→ **BRIEF**
Please write out the lines of the data exactly, beginning with the first and ending with the line containing "(7.5,7.5) -- (7.5,1438);"; leave the pictures behind.

→ **DATA EXCERPT**
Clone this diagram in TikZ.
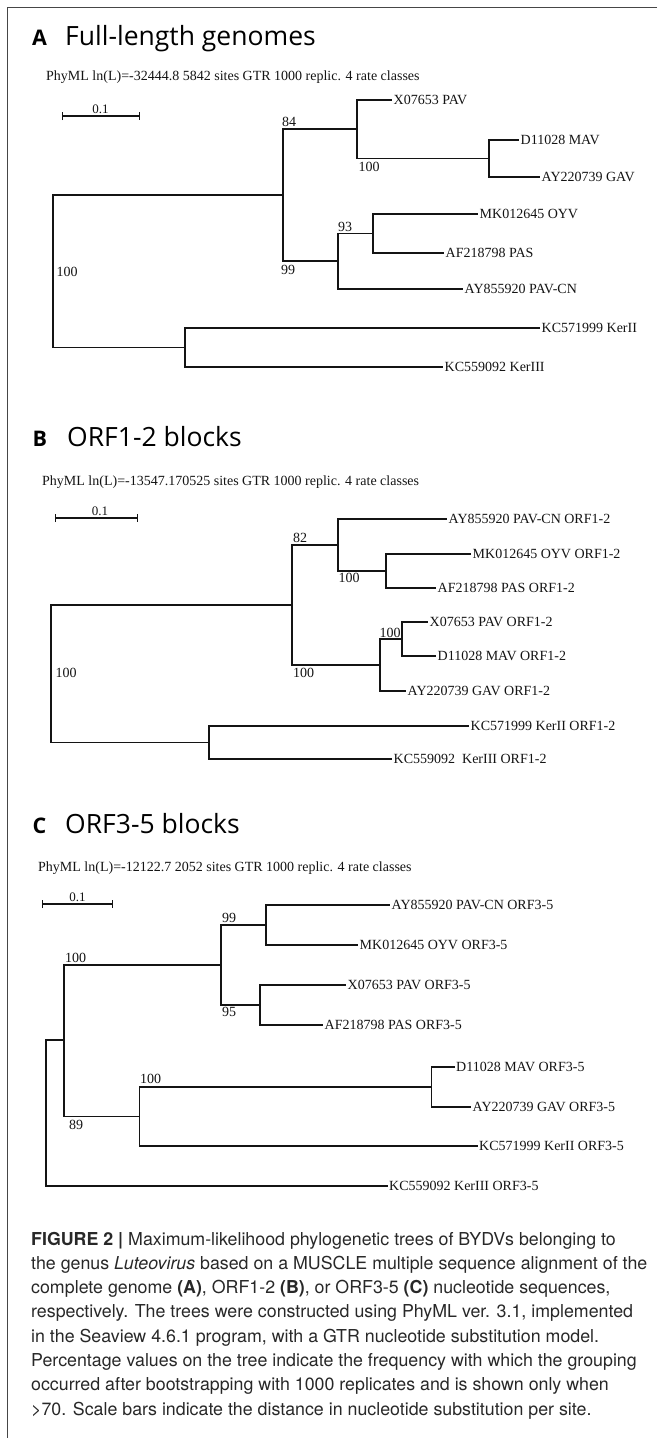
\documentclass[tikz,border=0pt]{standalone}
\usepackage{fontspec}
\setmainfont{Liberation Serif}
\newfontfamily\headfont{Open Sans}
\newfontfamily\capfont{TeX Gyre Heros}
\usetikzlibrary{arrows.meta}
\definecolor{ink}{RGB}{20,20,20}
\definecolor{rule}{RGB}{70,70,70}
\definecolor{captext}{RGB}{40,40,40}
\tikzset{
  branch/.style={draw=ink, line width=1.2pt},
  leaf/.style={anchor=west, inner xsep=1.5pt, inner ysep=0pt,
               font=\fontsize{14}{16}\selectfont, text=ink},
  boot/.style={inner sep=0pt, font=\fontsize{14}{16}\selectfont, text=ink},
  info/.style={anchor=west, inner sep=0pt, font=\fontsize{14}{16}\selectfont, text=ink},
  panel/.style={anchor=base west, inner sep=0pt, font=\headfont\bfseries\fontsize{21.5}{24}\selectfont},
  heading/.style={anchor=base west, inner sep=0pt, font=\headfont\fontsize{26.5}{30}\selectfont},
  scalebar/.style={draw=ink, line width=1.2pt, {Bar[width=8pt]}-{Bar[width=8pt]}},
  scaletext/.style={anchor=base, inner sep=0pt, font=\fontsize{13}{15}\selectfont, text=ink},
  capline/.style={anchor=base west, inner sep=0pt, font=\capfont\fontsize{17.8}{22}\selectfont, text=captext},
  frame/.style={draw=rule, line width=1.5pt},
}

\begin{document}
\begin{tikzpicture}[x=1pt,y=-1pt]
        \useasboundingbox (0,0) rectangle (657,1438);
        \draw[frame] (657,7.5) -- (7.5,7.5) -- (7.5,1438);

        % A: full-length genomes
        \node[panel] (pA) at (32,45) {A};
        \node[heading] (hA) at (65,45) {Full-length genomes};
        \node[info] (iA) at (46,77) {PhyML ln(L)=-32444.8 5842 sites GTR 1000 replic. 4 rate classes};
        \coordinate (sA0) at (62,116);
        \coordinate (sA1) at (140,116);
        \draw[scalebar] (sA0) -- (sA1);
        \node[scaletext] (tA) at (100.5,113) {0.1};
        \coordinate (rA) at (53,271);
        \coordinate (nA84) at (283,195);
        \coordinate (nApav) at (357,129);
        \coordinate (nAmg) at (489,158.5);
        \coordinate (nA99) at (338,261);
        \coordinate (nA93) at (373,233.5);
        \coordinate (nAker) at (185,347.5);
        \node[leaf] (aPAV) at (392,100) {X07653 PAV};
        \node[leaf] (aMAV) at (519,140) {D11028 MAV};
        \node[leaf] (aGAV) at (540,177) {AY220739 GAV};
        \node[leaf] (aOYV) at (478,214) {MK012645 OYV};
        \node[leaf] (aPAS) at (444,253) {AF218798 PAS};
        \node[leaf] (aPAVCN) at (463,289) {AY855920 PAV-CN};
        \node[leaf] (aKerII) at (540,328) {KC571999 KerII};
        \node[leaf] (aKerIII) at (443,367) {KC559092 KerIII};
        \draw[branch] (rA) |- (nA84);
        \draw[branch] (rA) |- (nAker);
        \draw[branch] (nA84) |- (nApav);
        \draw[branch] (nA84) |- (nA99);
        \draw[branch] (nApav) |- (aPAV.west);
        \draw[branch] (nApav) |- (nAmg);
        \draw[branch] (nAmg) |- (aMAV.west);
        \draw[branch] (nAmg) |- (aGAV.west);
        \draw[branch] (nA99) |- (nA93);
        \draw[branch] (nA99) |- (aPAVCN.west);
        \draw[branch] (nA93) |- (aOYV.west);
        \draw[branch] (nA93) |- (aPAS.west);
        \draw[branch] (nAker) |- (aKerII.west);
        \draw[branch] (nAker) |- (aKerIII.west);
        \node[boot] (bA84) at (289,122) {84};
        \node[boot] (bAmg) at (369,167) {100};
        \node[boot] (bA93) at (345,227) {93};
        \node[boot] (bA99) at (288,270) {99};
        \node[boot] (bArt) at (67,272) {100};

        % B: ORF1-2 blocks
        \node[panel] (pB) at (32.5,446) {B};
        \node[heading] (hB) at (67,446) {ORF1-2 blocks};
        \node[info] (iB) at (42,482) {PhyML ln(L)=-13547.170525 sites GTR 1000 replic. 4 rate classes};
        \coordinate (sB0) at (54.5,518);
        \coordinate (sB1) at (138,518);
        \draw[scalebar] (sB0) -- (sB1);
        \node[scaletext] (tB) at (100,515) {0.1};
        \coordinate (rB) at (51,673.5);
        \coordinate (nB82) at (292,605);
        \coordinate (nBcn) at (338,545);
        \coordinate (nBop) at (386,571);
        \coordinate (nBpg) at (380,665);
        \coordinate (nBpm) at (402,639);
        \coordinate (nBker) at (209,742.5);
        \node[leaf] (bPAVCN) at (447,519) {AY855920 PAV-CN ORF1-2};
        \node[leaf] (bOYV) at (471,554) {MK012645 OYV ORF1-2};
        \node[leaf] (bPAS) at (436,588) {AF218798 PAS ORF1-2};
        \node[leaf] (bPAV) at (428,622) {X07653 PAV ORF1-2};
        \node[leaf] (bMAV) at (436,656) {D11028 MAV ORF1-2};
        \node[leaf] (bGAV) at (406,691) {AY220739 GAV ORF1-2};
        \node[leaf] (bKerII) at (469,726) {KC571999 KerII ORF1-2};
        \node[leaf] (bKerIII) at (392,759) {KC559092\ \ KerIII ORF1-2};
        \draw[branch] (rB) |- (nB82);
        \draw[branch] (rB) |- (nBker);
        \draw[branch] (nB82) |- (nBcn);
        \draw[branch] (nB82) |- (nBpg);
        \draw[branch] (nBcn) |- (bPAVCN.west);
        \draw[branch] (nBcn) |- (nBop);
        \draw[branch] (nBop) |- (bOYV.west);
        \draw[branch] (nBop) |- (bPAS.west);
        \draw[branch] (nBpg) |- (nBpm);
        \draw[branch] (nBpg) |- (bGAV.west);
        \draw[branch] (nBpm) |- (bPAV.west);
        \draw[branch] (nBpm) |- (bMAV.west);
        \draw[branch] (nBker) |- (bKerII.west);
        \draw[branch] (nBker) |- (bKerIII.west);
        \node[boot] (bB82) at (300,538) {82};
        \node[boot] (bBop) at (349,578) {100};
        \node[boot] (bBpm) at (390,633) {100};
        \node[boot] (bBpg) at (303.5,673) {100};
        \node[boot] (bBrt) at (66,673) {100};

        % C: ORF3-5 blocks
        \node[panel] (pC) at (32.5,833) {C};
        \node[heading] (hC) at (65,833) {ORF3-5 blocks};
        \node[info] (iC) at (38,868) {PhyML ln(L)=-12122.7 2052 sites GTR 1000 replic. 4 rate classes};
        \coordinate (sC0) at (42,904);
        \coordinate (sC1) at (113,904);
        \draw[scalebar] (sC0) -- (sC1);
        \node[scaletext] (tC) at (77.5,901) {0.1};
        \coordinate (rC) at (46,1113);
        \coordinate (nC89) at (64,1040);
        \coordinate (nC100) at (221,965);
        \coordinate (nC99) at (266,925);
        \coordinate (nC95) at (260,1005);
        \coordinate (nCker) at (139.5,1116.5);
        \coordinate (nCmg) at (431.5,1087);
        \node[leaf] (cPAVCN) at (390,905) {AY855920 PAV-CN ORF3-5};
        \node[leaf] (cOYV) at (358,945) {MK012645 OYV ORF3-5};
        \node[leaf] (cPAV) at (346,985) {X07653 PAV ORF3-5};
        \node[leaf] (cPAS) at (323,1025) {AF218798 PAS ORF3-5};
        \node[leaf] (cMAV) at (454.5,1067) {D11028 MAV ORF3-5};
        \node[leaf] (cGAV) at (471,1107) {AY220739 GAV ORF3-5};
        \node[leaf] (cKerII) at (477.5,1146) {KC571999 KerII ORF3-5};
        \node[leaf] (cKerIII) at (387.5,1186) {KC559092 KerIII ORF3-5};
        \draw[branch] (rC) |- (nC89);
        \draw[branch] (rC) |- (cKerIII.west);
        \draw[branch] (nC89) |- (nC100);
        \draw[branch] (nC89) |- (nCker);
        \draw[branch] (nC100) |- (nC99);
        \draw[branch] (nC100) |- (nC95);
        \draw[branch] (nC99) |- (cPAVCN.west);
        \draw[branch] (nC99) |- (cOYV.west);
        \draw[branch] (nC95) |- (cPAV.west);
        \draw[branch] (nC95) |- (cPAS.west);
        \draw[branch] (nCker) |- (nCmg);
        \draw[branch] (nCker) |- (cKerII.west);
        \draw[branch] (nCmg) |- (cMAV.west);
        \draw[branch] (nCmg) |- (cGAV.west);
        \node[boot] (bC99) at (229,918) {99};
        \node[boot] (bC100) at (75.5,958) {100};
        \node[boot] (bC95) at (229,1012) {95};
        \node[boot] (bC89) at (76,1125) {89};
        \node[boot] (bCmg) at (150.5,1079) {100};

        % caption
        \node[capline] (cap1) at (31,1245) {\textbf{FIGURE 2 |} Maximum-likelihood phylogenetic trees of BYDVs belonging to};
        \node[capline] (cap2) at (31,1269.3) {the genus \textit{Luteovirus} based on a MUSCLE multiple sequence alignment of the};
        \node[capline] (cap3) at (31,1293.6) {complete genome \textbf{(A)}, ORF1-2 \textbf{(B)}, or ORF3-5 \textbf{(C)} nucleotide sequences,};
        \node[capline] (cap4) at (31,1317.9) {respectively. The trees were constructed using PhyML ver. 3.1, implemented};
        \node[capline] (cap5) at (31,1342.2) {in the Seaview 4.6.1 program, with a GTR nucleotide substitution model.};
        \node[capline] (cap6) at (31,1366.5) {Percentage values on the tree indicate the frequency with which the grouping};
        \node[capline] (cap7) at (31,1390.8) {occurred after bootstrapping with 1000 replicates and is shown only when};
        \node[capline] (cap8) at (31,1415.1) {>70. Scale bars indicate the distance in nucleotide substitution per site.};
      \end{tikzpicture}
\end{document}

→ **WRITTEN ANSWER**
Clone this diagram in TikZ.
\documentclass[tikz,border=0pt]{standalone}
\usepackage{fontspec}
\setmainfont{Liberation Serif}
\newfontfamily\headfont{Open Sans}
\newfontfamily\capfont{TeX Gyre Heros}
\usetikzlibrary{arrows.meta}
\definecolor{ink}{RGB}{20,20,20}
\definecolor{rule}{RGB}{70,70,70}
\definecolor{captext}{RGB}{40,40,40}
\tikzset{
  branch/.style={draw=ink, line width=1.2pt},
  leaf/.style={anchor=west, inner xsep=1.5pt, inner ysep=0pt,
               font=\fontsize{14}{16}\selectfont, text=ink},
  boot/.style={inner sep=0pt, font=\fontsize{14}{16}\selectfont, text=ink},
  info/.style={anchor=west, inner sep=0pt, font=\fontsize{14}{16}\selectfont, text=ink},
  panel/.style={anchor=base west, inner sep=0pt, font=\headfont\bfseries\fontsize{21.5}{24}\selectfont},
  heading/.style={anchor=base west, inner sep=0pt, font=\headfont\fontsize{26.5}{30}\selectfont},
  scalebar/.style={draw=ink, line width=1.2pt, {Bar[width=8pt]}-{Bar[width=8pt]}},
  scaletext/.style={anchor=base, inner sep=0pt, font=\fontsize{13}{15}\selectfont, text=ink},
  capline/.style={anchor=base west, inner sep=0pt, font=\capfont\fontsize{17.8}{22}\selectfont, text=captext},
  frame/.style={draw=rule, line width=1.5pt},
}

\begin{document}
\begin{tikzpicture}[x=1pt,y=-1pt]
        \useasboundingbox (0,0) rectangle (657,1438);
        \draw[frame] (657,7.5) -- (7.5,7.5) -- (7.5,1438);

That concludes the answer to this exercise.